Provided data:
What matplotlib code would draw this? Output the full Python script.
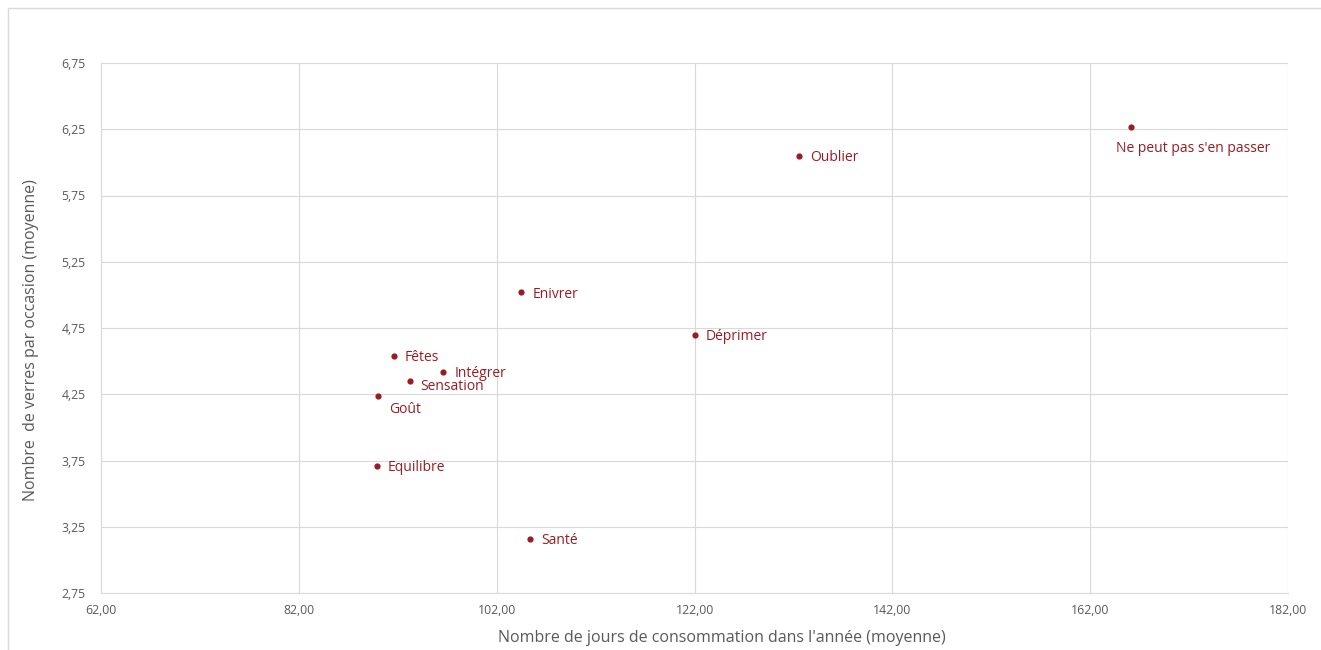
import matplotlib.pyplot as plt
from matplotlib.lines import Line2D
from matplotlib.ticker import FuncFormatter

# mean days of consumption per year vs mean glasses per occasion, by motive
motives = ["Ne peut pas s'en passer", "Oublier", "Enivrer", "Déprimer", "Fêtes",
           "Intégrer", "Sensation", "Goût", "Equilibre", "Santé"]
days = [166.1, 132.6, 104.5, 122.0, 91.6, 96.6, 93.2, 90.0, 89.9, 105.4]
glasses = [6.27, 6.05, 5.02, 4.70, 4.54, 4.42, 4.35, 4.24, 3.71, 3.16]

# label offsets in pixels (dx, dy, ha, va)
label_pos = {
    "Ne peut pas s'en passer": (-15, -14, "left", "top"),
    "Goût": (11, -6, "left", "top"),
    "Sensation": (11, -6, "left", "center"),
}

RED = "#9b1b22"
GREY = "#595959"

plt.rcParams["font.family"] = ["Open Sans", "DejaVu Sans"]

fig = plt.figure(figsize=(13.21, 6.5), dpi=100)
ax = fig.add_axes([101 / 1321, 57 / 650, 1187 / 1321, 530 / 650])

ax.scatter(days, glasses, s=12, color=RED, zorder=3)
for name, x, y in zip(motives, days, glasses):
    dx, dy, ha, va = label_pos.get(name, (11, -2, "left", "center"))
    ax.annotate(name, (x, y), xytext=(dx, dy), textcoords="offset pixels",
                ha=ha, va=va, color=RED, fontsize=10)

ax.set_xlim(62, 182)
ax.set_ylim(2.75, 6.75)
ax.set_xticks([62, 82, 102, 122, 142, 162, 182])
ax.set_yticks([2.75, 3.25, 3.75, 4.25, 4.75, 5.25, 5.75, 6.25, 6.75])
ax.xaxis.set_major_formatter(FuncFormatter(lambda v, p: f"{v:.2f}".replace(".", ",")))
ax.yaxis.set_major_formatter(FuncFormatter(lambda v, p: f"{v:.2f}".replace(".", ",")))
ax.tick_params(length=0, labelsize=8.8, colors=GREY, pad=8)
ax.tick_params(axis="y", pad=11)

ax.grid(True, color="#d9d9d9", linewidth=0.8)
ax.set_axisbelow(True)
for side in ["top", "right"]:
    ax.spines[side].set_visible(False)
for side in ["left", "bottom"]:
    ax.spines[side].set_color("#d9d9d9")

ax.set_xlabel("Nombre de jours de consommation dans l'année (moyenne)",
              fontsize=11.5, color=GREY)
ax.set_ylabel("Nombre  de verres par occasion (moyenne)",
              fontsize=11.5, color=GREY)
ax.xaxis.set_label_coords(0.523, -0.07)
ax.yaxis.set_label_coords(-0.052, 0.477)

# chart frame
fig.add_artist(Line2D([8 / 1321, 8 / 1321, 1], [0, 642 / 650, 642 / 650],
                      transform=fig.transFigure, color="#d9d9d9", linewidth=1))

fig.savefig("out.png", dpi=100)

The task:
Omit pictures; set down the rest of the material word for word.

The solution:
What matplotlib code would draw this? Output the full Python script.
import matplotlib.pyplot as plt
from matplotlib.lines import Line2D
from matplotlib.ticker import FuncFormatter

# mean days of consumption per year vs mean glasses per occasion, by motive
motives = ["Ne peut pas s'en passer", "Oublier", "Enivrer", "Déprimer", "Fêtes",
           "Intégrer", "Sensation", "Goût", "Equilibre", "Santé"]
days = [166.1, 132.6, 104.5, 122.0, 91.6, 96.6, 93.2, 90.0, 89.9, 105.4]
glasses = [6.27, 6.05, 5.02, 4.70, 4.54, 4.42, 4.35, 4.24, 3.71, 3.16]

# label offsets in pixels (dx, dy, ha, va)
label_pos = {
    "Ne peut pas s'en passer": (-15, -14, "left", "top"),
    "Goût": (11, -6, "left", "top"),
    "Sensation": (11, -6, "left", "center"),
}

RED = "#9b1b22"
GREY = "#595959"

plt.rcParams["font.family"] = ["Open Sans", "DejaVu Sans"]

fig = plt.figure(figsize=(13.21, 6.5), dpi=100)
ax = fig.add_axes([101 / 1321, 57 / 650, 1187 / 1321, 530 / 650])

ax.scatter(days, glasses, s=12, color=RED, zorder=3)
for name, x, y in zip(motives, days, glasses):
    dx, dy, ha, va = label_pos.get(name, (11, -2, "left", "center"))
    ax.annotate(name, (x, y), xytext=(dx, dy), textcoords="offset pixels",
                ha=ha, va=va, color=RED, fontsize=10)

ax.set_xlim(62, 182)
ax.set_ylim(2.75, 6.75)
ax.set_xticks([62, 82, 102, 122, 142, 162, 182])
ax.set_yticks([2.75, 3.25, 3.75, 4.25, 4.75, 5.25, 5.75, 6.25, 6.75])
ax.xaxis.set_major_formatter(FuncFormatter(lambda v, p: f"{v:.2f}".replace(".", ",")))
ax.yaxis.set_major_formatter(FuncFormatter(lambda v, p: f"{v:.2f}".replace(".", ",")))
ax.tick_params(length=0, labelsize=8.8, colors=GREY, pad=8)
ax.tick_params(axis="y", pad=11)

ax.grid(True, color="#d9d9d9", linewidth=0.8)
ax.set_axisbelow(True)
for side in ["top", "right"]:
    ax.spines[side].set_visible(False)
for side in ["left", "bottom"]:
    ax.spines[side].set_color("#d9d9d9")

ax.set_xlabel("Nombre de jours de consommation dans l'année (moyenne)",
              fontsize=11.5, color=GREY)
ax.set_ylabel("Nombre  de verres par occasion (moyenne)",
              fontsize=11.5, color=GREY)
ax.xaxis.set_label_coords(0.523, -0.07)
ax.yaxis.set_label_coords(-0.052, 0.477)

# chart frame
fig.add_artist(Line2D([8 / 1321, 8 / 1321, 1], [0, 642 / 650, 642 / 650],
                      transform=fig.transFigure, color="#d9d9d9", linewidth=1))

fig.savefig("out.png", dpi=100)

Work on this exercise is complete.